→ **Dataset content**:
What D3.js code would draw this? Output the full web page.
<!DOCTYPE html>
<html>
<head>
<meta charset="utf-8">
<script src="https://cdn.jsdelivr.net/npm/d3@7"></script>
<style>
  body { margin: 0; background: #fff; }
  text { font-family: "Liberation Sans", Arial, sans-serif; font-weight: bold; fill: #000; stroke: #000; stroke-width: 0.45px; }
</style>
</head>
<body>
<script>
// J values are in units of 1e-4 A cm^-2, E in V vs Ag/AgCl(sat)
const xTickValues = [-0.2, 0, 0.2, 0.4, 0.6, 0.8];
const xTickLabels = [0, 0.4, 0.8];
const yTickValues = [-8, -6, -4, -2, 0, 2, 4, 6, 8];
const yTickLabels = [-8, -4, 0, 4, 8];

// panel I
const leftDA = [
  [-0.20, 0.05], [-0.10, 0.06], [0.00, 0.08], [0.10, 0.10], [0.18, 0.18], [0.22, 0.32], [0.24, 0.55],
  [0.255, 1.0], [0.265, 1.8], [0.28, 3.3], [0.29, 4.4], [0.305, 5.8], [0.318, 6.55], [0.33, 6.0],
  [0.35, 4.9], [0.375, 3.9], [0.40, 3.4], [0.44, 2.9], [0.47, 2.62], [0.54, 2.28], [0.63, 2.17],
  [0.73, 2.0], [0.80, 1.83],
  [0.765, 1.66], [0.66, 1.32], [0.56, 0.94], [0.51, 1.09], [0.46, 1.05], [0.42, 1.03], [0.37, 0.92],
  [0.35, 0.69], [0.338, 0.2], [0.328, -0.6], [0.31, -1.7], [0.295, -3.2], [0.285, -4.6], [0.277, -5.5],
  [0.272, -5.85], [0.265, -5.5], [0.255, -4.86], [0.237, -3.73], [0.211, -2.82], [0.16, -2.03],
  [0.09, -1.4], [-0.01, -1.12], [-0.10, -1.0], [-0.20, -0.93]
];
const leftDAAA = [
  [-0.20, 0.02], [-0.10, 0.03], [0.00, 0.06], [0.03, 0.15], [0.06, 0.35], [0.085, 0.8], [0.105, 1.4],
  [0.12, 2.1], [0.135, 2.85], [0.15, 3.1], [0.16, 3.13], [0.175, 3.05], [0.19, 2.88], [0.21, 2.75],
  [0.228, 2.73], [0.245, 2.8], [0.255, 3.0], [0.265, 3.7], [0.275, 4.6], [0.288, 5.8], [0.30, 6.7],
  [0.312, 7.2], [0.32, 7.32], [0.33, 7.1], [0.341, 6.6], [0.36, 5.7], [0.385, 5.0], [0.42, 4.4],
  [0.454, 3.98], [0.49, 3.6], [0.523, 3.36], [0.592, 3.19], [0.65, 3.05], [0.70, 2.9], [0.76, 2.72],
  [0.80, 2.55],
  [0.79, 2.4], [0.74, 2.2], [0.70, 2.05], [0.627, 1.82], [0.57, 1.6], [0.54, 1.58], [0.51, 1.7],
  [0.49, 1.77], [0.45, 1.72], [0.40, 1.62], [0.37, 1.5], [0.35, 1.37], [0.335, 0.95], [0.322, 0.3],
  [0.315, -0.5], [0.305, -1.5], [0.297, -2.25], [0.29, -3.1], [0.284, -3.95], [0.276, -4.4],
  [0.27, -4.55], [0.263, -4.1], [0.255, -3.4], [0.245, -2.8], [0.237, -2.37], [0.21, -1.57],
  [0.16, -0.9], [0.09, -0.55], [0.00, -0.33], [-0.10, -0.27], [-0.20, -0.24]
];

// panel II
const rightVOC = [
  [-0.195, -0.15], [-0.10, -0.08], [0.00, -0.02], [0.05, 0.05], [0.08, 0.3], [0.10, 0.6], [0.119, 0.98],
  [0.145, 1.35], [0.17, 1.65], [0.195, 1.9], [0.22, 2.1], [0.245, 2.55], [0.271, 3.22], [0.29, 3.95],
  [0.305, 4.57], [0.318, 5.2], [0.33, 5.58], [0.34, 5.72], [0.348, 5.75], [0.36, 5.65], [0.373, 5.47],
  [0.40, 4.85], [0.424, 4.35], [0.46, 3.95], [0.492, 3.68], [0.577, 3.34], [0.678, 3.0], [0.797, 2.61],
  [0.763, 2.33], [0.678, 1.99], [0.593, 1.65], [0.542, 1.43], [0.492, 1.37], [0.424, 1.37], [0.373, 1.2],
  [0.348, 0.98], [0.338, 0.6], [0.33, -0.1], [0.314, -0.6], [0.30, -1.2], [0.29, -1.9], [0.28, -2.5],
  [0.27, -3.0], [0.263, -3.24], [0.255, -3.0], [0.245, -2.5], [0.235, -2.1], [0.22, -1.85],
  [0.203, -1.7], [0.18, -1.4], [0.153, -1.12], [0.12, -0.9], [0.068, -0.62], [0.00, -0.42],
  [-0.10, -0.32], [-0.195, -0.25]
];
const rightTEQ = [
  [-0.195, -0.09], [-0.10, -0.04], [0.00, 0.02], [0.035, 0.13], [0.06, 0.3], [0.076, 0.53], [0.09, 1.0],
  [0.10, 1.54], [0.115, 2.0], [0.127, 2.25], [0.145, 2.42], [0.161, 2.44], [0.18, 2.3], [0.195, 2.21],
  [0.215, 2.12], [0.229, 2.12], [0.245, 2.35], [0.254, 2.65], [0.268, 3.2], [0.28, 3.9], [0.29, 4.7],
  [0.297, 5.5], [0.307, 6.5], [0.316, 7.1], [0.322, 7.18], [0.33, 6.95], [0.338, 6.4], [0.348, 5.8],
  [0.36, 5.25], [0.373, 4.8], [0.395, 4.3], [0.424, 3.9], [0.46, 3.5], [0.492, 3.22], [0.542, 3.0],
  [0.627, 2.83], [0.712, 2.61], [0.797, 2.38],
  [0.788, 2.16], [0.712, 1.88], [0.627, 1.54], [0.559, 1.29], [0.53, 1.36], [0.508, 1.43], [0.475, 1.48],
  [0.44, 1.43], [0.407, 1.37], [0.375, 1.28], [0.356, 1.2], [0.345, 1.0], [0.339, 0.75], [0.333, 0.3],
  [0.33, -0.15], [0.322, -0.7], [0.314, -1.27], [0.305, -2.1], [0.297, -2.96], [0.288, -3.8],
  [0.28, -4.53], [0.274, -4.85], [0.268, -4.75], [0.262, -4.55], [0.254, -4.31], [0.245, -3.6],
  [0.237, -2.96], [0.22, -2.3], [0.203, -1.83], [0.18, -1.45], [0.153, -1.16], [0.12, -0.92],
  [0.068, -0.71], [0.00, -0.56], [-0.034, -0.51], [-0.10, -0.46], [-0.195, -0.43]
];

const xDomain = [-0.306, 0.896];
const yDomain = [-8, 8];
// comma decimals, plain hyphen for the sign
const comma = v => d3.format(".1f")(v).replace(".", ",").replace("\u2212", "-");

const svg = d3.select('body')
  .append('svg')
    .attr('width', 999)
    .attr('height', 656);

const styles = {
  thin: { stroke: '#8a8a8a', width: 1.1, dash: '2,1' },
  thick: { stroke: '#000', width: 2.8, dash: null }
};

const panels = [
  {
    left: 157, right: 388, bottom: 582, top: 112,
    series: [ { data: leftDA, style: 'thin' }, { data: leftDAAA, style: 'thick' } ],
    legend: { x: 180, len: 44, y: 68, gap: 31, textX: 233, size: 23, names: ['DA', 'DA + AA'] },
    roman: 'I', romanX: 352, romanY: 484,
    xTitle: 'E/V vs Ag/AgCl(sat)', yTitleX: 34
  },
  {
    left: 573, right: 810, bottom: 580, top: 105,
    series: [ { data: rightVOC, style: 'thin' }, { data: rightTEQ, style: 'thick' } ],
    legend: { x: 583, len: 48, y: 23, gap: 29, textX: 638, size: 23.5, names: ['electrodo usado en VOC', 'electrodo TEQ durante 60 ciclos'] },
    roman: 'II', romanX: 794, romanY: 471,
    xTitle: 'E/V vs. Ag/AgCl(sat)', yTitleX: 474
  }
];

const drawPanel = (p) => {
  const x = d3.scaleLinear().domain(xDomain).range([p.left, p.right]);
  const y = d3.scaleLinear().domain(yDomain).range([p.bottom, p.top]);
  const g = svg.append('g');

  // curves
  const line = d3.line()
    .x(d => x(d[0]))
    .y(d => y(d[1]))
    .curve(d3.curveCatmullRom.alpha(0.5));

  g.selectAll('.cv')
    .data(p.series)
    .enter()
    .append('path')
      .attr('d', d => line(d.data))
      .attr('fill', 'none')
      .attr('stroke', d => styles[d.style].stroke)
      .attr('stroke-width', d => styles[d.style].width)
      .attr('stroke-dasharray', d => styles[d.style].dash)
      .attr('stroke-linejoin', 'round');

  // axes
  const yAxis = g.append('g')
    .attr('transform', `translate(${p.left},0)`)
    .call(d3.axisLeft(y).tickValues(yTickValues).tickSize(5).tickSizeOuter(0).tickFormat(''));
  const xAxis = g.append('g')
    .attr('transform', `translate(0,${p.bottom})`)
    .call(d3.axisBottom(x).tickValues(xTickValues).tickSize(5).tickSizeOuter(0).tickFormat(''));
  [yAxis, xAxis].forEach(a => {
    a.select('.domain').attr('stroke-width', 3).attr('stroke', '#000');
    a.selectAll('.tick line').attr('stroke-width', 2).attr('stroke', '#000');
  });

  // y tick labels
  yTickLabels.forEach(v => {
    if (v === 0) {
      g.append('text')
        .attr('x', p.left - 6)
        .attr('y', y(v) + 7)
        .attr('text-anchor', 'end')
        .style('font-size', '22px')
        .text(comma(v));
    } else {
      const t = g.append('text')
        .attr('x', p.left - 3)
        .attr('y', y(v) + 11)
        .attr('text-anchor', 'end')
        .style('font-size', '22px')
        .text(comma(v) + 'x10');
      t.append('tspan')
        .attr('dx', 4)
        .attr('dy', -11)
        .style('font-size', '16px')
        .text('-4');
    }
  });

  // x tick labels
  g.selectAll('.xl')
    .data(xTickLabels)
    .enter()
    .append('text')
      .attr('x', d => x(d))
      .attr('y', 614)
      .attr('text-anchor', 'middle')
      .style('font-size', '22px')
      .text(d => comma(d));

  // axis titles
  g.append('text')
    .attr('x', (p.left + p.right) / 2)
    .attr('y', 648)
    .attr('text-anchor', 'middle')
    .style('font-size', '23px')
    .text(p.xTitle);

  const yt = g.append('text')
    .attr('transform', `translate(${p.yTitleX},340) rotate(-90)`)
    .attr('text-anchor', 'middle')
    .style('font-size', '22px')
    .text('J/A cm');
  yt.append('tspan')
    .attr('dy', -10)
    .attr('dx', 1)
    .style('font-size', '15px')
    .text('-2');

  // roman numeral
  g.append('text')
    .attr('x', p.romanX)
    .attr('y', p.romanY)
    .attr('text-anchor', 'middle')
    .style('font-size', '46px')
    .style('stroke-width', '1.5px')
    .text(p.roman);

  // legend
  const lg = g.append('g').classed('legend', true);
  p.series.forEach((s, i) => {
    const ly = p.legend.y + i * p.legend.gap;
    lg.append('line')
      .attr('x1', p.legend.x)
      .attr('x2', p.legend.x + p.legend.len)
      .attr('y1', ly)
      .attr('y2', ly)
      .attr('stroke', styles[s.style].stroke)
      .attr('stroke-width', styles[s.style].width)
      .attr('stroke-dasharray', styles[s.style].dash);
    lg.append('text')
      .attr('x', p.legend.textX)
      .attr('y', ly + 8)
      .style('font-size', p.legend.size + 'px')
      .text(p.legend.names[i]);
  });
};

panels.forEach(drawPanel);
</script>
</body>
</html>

→ **Your task**: Quote exactly the first line of the data and every line after it through the one holding "const yTickLabels = [-8, -4, 0, 4, 8];".

→ **Answer to this exercise**:
What D3.js code would draw this? Output the full web page.
<!DOCTYPE html>
<html>
<head>
<meta charset="utf-8">
<script src="https://cdn.jsdelivr.net/npm/d3@7"></script>
<style>
  body { margin: 0; background: #fff; }
  text { font-family: "Liberation Sans", Arial, sans-serif; font-weight: bold; fill: #000; stroke: #000; stroke-width: 0.45px; }
</style>
</head>
<body>
<script>
// J values are in units of 1e-4 A cm^-2, E in V vs Ag/AgCl(sat)
const xTickValues = [-0.2, 0, 0.2, 0.4, 0.6, 0.8];
const xTickLabels = [0, 0.4, 0.8];
const yTickValues = [-8, -6, -4, -2, 0, 2, 4, 6, 8];
const yTickLabels = [-8, -4, 0, 4, 8];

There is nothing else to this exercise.